XHJAQ-FM
- Jalpan de Serra, Querétaro, Mexico; Mexico;
- Frequency: 107.1 MHz
- Branding: La Ke Buena

Programming
- Format: Grupera
- Affiliations: Radiópolis

Ownership
- Owner: Grupo Edikam; (Edikam Comunicación, S.A. de C.V.);

History
- First air date: June 6, 1982 (concession)
- Call sign meaning: Jalpan de Serra, Querétaro

Technical information
- Class: C1
- ERP: 25 kW
- HAAT: 651.2 m
- Transmitter coordinates: 21°06′42.1″N 99°29′13.2″W﻿ / ﻿21.111694°N 99.487000°W

Links
- Website: kebuenaqro.mx

= XHJAQ-FM =

Radio station in Jalpan de Serra, Querétaro, Mexico

XHJAQ-FM is a radio station on 107.1 FM in Jalpan de Serra, Querétaro, Mexico.

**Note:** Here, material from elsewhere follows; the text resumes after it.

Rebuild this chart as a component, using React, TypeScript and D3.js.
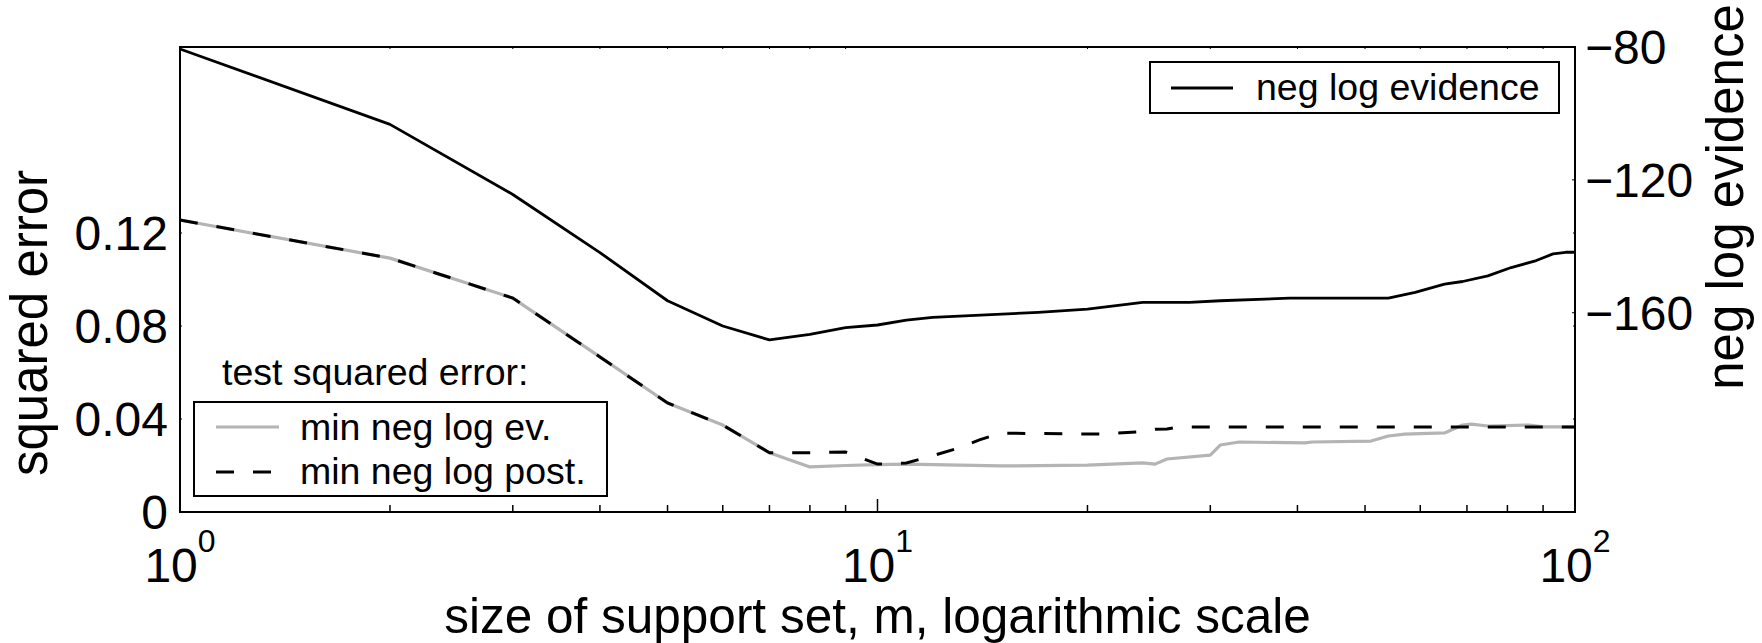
import * as d3 from 'd3';

// support set sizes (m) and the values
const evidenceM = [1, 2, 3, 4, 5, 6, 7, 8, 9, 10, 11, 12, 17, 20, 24, 28, 31, 39, 54, 59, 65, 69, 75, 81, 88, 93, 97, 100];
const negLogEvidence = [-80.6, -103.3, -124.4, -141.9, -156.4, -164.0, -168.2, -166.5, -164.5, -163.7, -162.2, -161.4, -159.9, -158.9, -156.9, -156.9, -156.4, -155.6, -155.6, -153.9, -151.4, -150.6, -148.9, -146.4, -144.3, -142.3, -141.8, -141.8];

const minEvM = [1, 2, 3, 4, 5, 6, 7, 8, 9, 10, 11, 15, 20, 24, 25, 26, 30, 31, 33, 41, 42, 51, 54, 57, 65, 69, 71, 75, 86, 90, 100];
const minEvError = [0.1256, 0.1092, 0.092, 0.0667, 0.0469, 0.0374, 0.0255, 0.0194, 0.02, 0.0204, 0.0206, 0.0198, 0.0202, 0.0211, 0.0206, 0.0228, 0.0245, 0.0288, 0.0301, 0.0297, 0.0301, 0.0305, 0.0327, 0.0335, 0.034, 0.0374, 0.0378, 0.037, 0.0374, 0.0366, 0.0366];

const minPostM = [1, 2, 3, 4, 5, 6, 7, 8, 9, 10, 11, 12, 13, 14, 15, 19, 21, 24, 25, 26, 27, 100];
const minPostError = [0.1256, 0.1092, 0.092, 0.0667, 0.0469, 0.0374, 0.0255, 0.0255, 0.0258, 0.0206, 0.0211, 0.0242, 0.0273, 0.031, 0.0339, 0.0336, 0.0336, 0.0345, 0.0356, 0.0357, 0.0366, 0.0366];

const xMajor = [1, 10, 100];
const xExponents = ['0', '1', '2'];
const xMinor = [2, 3, 4, 5, 6, 7, 8, 9, 20, 30, 40, 50, 60, 70, 80, 90];
const leftTicks = [0, 0.04, 0.08, 0.12];
const leftLabels = ['0', '0.04', '0.08', '0.12'];
const rightTicks = [-80, -120, -160];
const rightLabels = ['\u221280', '\u2212120', '\u2212160'];

const W = 1762;
const H = 643;
const plot = { left: 180, right: 1575, top: 47, bottom: 512 };
const FONT = "'Liberation Sans', Arial, Helvetica, sans-serif";
const GRAY = '#b4b4b4';

export default function App() {
  const x = d3.scaleLog().domain([1, 100]).range([plot.left, plot.right]);
  const yLeft = d3.scaleLinear().domain([0, 0.2]).range([plot.bottom, plot.top]);
  const yRight = d3.scaleLinear().domain([-220, -80]).range([plot.bottom, plot.top]);

  const leftLine = d3
    .line<[number, number]>()
    .x((d) => x(d[0]))
    .y((d) => yLeft(d[1]));
  const rightLine = d3
    .line<[number, number]>()
    .x((d) => x(d[0]))
    .y((d) => yRight(d[1]));

  const evPath = leftLine(minEvM.map((m, i) => [m, minEvError[i]]));
  const postPath = leftLine(minPostM.map((m, i) => [m, minPostError[i]]));
  const evidencePath = rightLine(evidenceM.map((m, i) => [m, negLogEvidence[i]]));

  const plotMidX = (plot.left + plot.right) / 2;

  return (
    <svg
      width={W}
      height={H}
      style={{ position: 'absolute', left: 0, top: 0, background: '#fff' }}
      fontFamily={FONT}
    >
      <rect x={0} y={0} width={W} height={H} fill="#fff" />

      {/* data lines */}
      <path d={evPath} fill="none" stroke={GRAY} strokeWidth={3.2} strokeLinejoin="round" />
      <path d={postPath} fill="none" stroke="#000" strokeWidth={3} strokeDasharray="18,19" />
      <path d={evidencePath} fill="none" stroke="#000" strokeWidth={2.8} strokeLinejoin="round" />

      {/* x ticks (bottom longer, top short) */}
      {xMinor.map((t) => (
        <g key={'mn' + t}>
          <line x1={x(t)} x2={x(t)} y1={plot.bottom} y2={plot.bottom - 7} stroke="#000" strokeWidth={1.5} />
          <line x1={x(t)} x2={x(t)} y1={plot.top} y2={plot.top + 2} stroke="#000" strokeWidth={1} />
        </g>
      ))}
      {xMajor.map((t) => (
        <line key={'mj' + t} x1={x(t)} x2={x(t)} y1={plot.bottom} y2={plot.bottom - 13} stroke="#000" strokeWidth={1.5} />
      ))}

      {/* y ticks */}
      {leftTicks.map((t) => (
        <g key={'lt' + t}>
          <line x1={plot.left} x2={plot.left + 2} y1={yLeft(t)} y2={yLeft(t)} stroke="#000" strokeWidth={1} />
          <line x1={plot.right} x2={plot.right - 2} y1={yLeft(t)} y2={yLeft(t)} stroke="#000" strokeWidth={1} />
        </g>
      ))}
      {rightTicks.map((t) => (
        <line key={'rt' + t} x1={plot.right} x2={plot.right - 3} y1={yRight(t)} y2={yRight(t)} stroke="#000" strokeWidth={1} />
      ))}

      {/* plot box */}
      <rect
        x={plot.left}
        y={plot.top}
        width={plot.right - plot.left}
        height={plot.bottom - plot.top}
        fill="none"
        stroke="#000"
        strokeWidth={2}
      />

      {/* left tick labels */}
      {leftTicks.map((t, i) => (
        <text key={'ll' + t} x={plot.left - 12} y={yLeft(t)} dy="0.36em" textAnchor="end" fontSize={48}>
          {leftLabels[i]}
        </text>
      ))}
      {/* right tick labels */}
      {rightTicks.map((t, i) => (
        <text key={'rl' + t} x={plot.right + 10} y={yRight(t)} dy="0.36em" textAnchor="start" fontSize={48}>
          {rightLabels[i]}
        </text>
      ))}
      {/* x tick labels */}
      {xMajor.map((t, i) => (
        <text key={'xl' + t} x={x(t)} y={582} textAnchor="middle" fontSize={48}>
          10
          <tspan fontSize={32} dy={-30}>
            {xExponents[i]}
          </tspan>
        </text>
      ))}

      {/* axis titles */}
      <text x={plotMidX} y={633} textAnchor="middle" fontSize={49.5}>
        size of support set, m, logarithmic scale
      </text>
      <text transform="translate(47,323) rotate(-90)" textAnchor="middle" fontSize={51}>
        squared error
      </text>
      <text transform="translate(1743,197) rotate(-90)" textAnchor="middle" fontSize={51}>
        neg log evidence
      </text>

      {/* legend: neg log evidence */}
      <rect x={1150} y={62} width={409} height={51} fill="#fff" stroke="#000" strokeWidth={2} />
      <line x1={1171} x2={1233} y1={88} y2={88} stroke="#000" strokeWidth={2.8} />
      <text x={1256} y={100} fontSize={37.5}>
        neg log evidence
      </text>

      {/* legend: test squared error */}
      <text x={222} y={385} fontSize={37.5}>
        test squared error:
      </text>
      <rect x={194} y={402} width={413} height={94} fill="#fff" stroke="#000" strokeWidth={2} />
      <line x1={216} x2={279} y1={427} y2={427} stroke={GRAY} strokeWidth={3.2} />
      <text x={300} y={440} fontSize={37.5}>
        min neg log ev.
      </text>
      <line x1={216} x2={279} y1={472} y2={472} stroke="#000" strokeWidth={3} strokeDasharray="18,19" />
      <text x={300} y={484} fontSize={37.5}>
        min neg log post.
      </text>
    </svg>
  );
}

The station is owned by Grupo Edikam and carries the Ke Buena grupera from Radiópolis. The transmitter is located atop Cerro la Colgada in Jalpan de Serra.

==History==
XHJAQ began as XEJAQ-AM 1040 (later 850), awarded to Rosenda Carmen Sandoval on June 6, 1982. It was initially known as Radio Felicidad, then Radio Joya. For a time, it carried the La Jefa/La Única grupera format from Grupo Siete.

In December 2011, XEJAQ received approval to migrate to FM on 107.1 MHz.